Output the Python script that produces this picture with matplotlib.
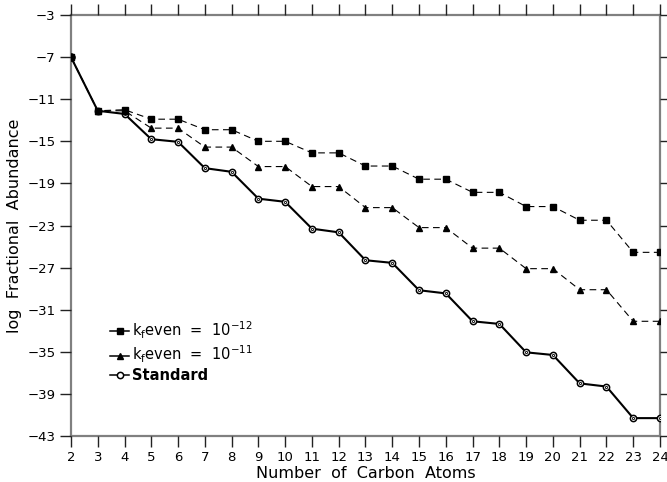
import matplotlib
matplotlib.use("Agg")
import matplotlib.pyplot as plt
import numpy as np

# carbon number and log fractional abundance
carbon = list(range(2, 25))
kf_12 = [-7.0, -12.1, -12.0, -12.9, -12.9, -13.9, -13.9, -15.0, -15.0, -16.1, -16.1,
         -17.35, -17.35, -18.6, -18.6, -19.85, -19.85, -21.2, -21.2, -22.5, -22.5, -25.55, -25.55]
kf_11 = [-7.0, -12.1, -12.1, -13.75, -13.75, -15.55, -15.55, -17.4, -17.4, -19.3, -19.3,
         -21.3, -21.3, -23.2, -23.2, -25.15, -25.15, -27.1, -27.1, -29.1, -29.1, -32.1, -32.1]
standard = [-7.0, -12.1, -12.4, -14.8, -15.05, -17.55, -17.9, -20.45, -20.75, -23.3, -23.65,
            -26.3, -26.55, -29.15, -29.45, -32.1, -32.35, -35.05, -35.3, -38.0, -38.3, -41.3, -41.3]

y_ticks = list(range(-43, -2, 4))

fig = plt.figure(figsize=(6.67, 4.82), dpi=100)
ax = fig.add_axes([0.1064, 0.0954, 0.8831, 0.8735])

ax.plot(carbon, standard, color='black', lw=1.5, marker='o', ms=4.5,
        mfc='white', mec='black', mew=1.1, label='Standard', zorder=2)
ax.plot(carbon, standard, ls='none', marker='o', ms=1.6, mfc='white', mec='black',
        mew=0.6, zorder=2)
ax.plot(carbon, kf_11, color='black', lw=0.8, ls=(0, (6, 4)), marker='^', ms=5,
        label=r'k$_\mathregular{f}$even  =  10$^{-11}$', zorder=3)
ax.plot(carbon, kf_12, color='black', lw=0.8, ls=(0, (6, 4)), marker='s', ms=4.3,
        label=r'k$_\mathregular{f}$even  =  10$^{-12}$', zorder=4)
# first point drawn filled in the reference
ax.plot(carbon[0], standard[0], ls='none', marker='o', ms=5, color='black', zorder=5)

ax.set_xlim(2, 24)
ax.set_ylim(-43, -3)
ax.set_xticks(carbon)
ax.set_yticks(y_ticks)
ax.set_xticklabels([str(c) for c in carbon])
ax.set_yticklabels([f'\u2212{abs(v)}' for v in y_ticks])

for s in ax.spines.values():
    s.set_color('#808080')
    s.set_linewidth(1.6)
    s.set_zorder(0)
ax.tick_params(direction='out', length=8, width=1.0, color='#222222',
               labelsize=9.5, top=True, right=True, pad=3)
ax.tick_params(axis='both', which='both', labeltop=False, labelright=False)

ax.set_xlabel('Number  of  Carbon  Atoms', fontsize=11.5, labelpad=1)
ax.set_ylabel('log  Fractional  Abundance', fontsize=11.5, labelpad=4)

handles, labels = ax.get_legend_handles_labels()
order = [2, 1, 0]
leg = ax.legend([handles[i] for i in order], [labels[i] for i in order],
                loc='lower left', bbox_to_anchor=(0.054, 0.108), frameon=False,
                handlelength=1.3, handletextpad=0.2, labelspacing=0.2, fontsize=10.5,
                borderpad=0)
for h in leg.get_lines():
    h.set_linestyle('-')
    h.set_linewidth(1.1)
leg.get_texts()[2].set_fontweight('bold')

fig.savefig('out.png', dpi=100)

- _STATED EXERCISE_: Reproduce only the lines from the beginning of the data through the line that contains "import numpy as np", both included, and please drop the pictures.

- _RESULT OF THE TASK_:
Output the Python script that produces this picture with matplotlib.
import matplotlib
matplotlib.use("Agg")
import matplotlib.pyplot as plt
import numpy as np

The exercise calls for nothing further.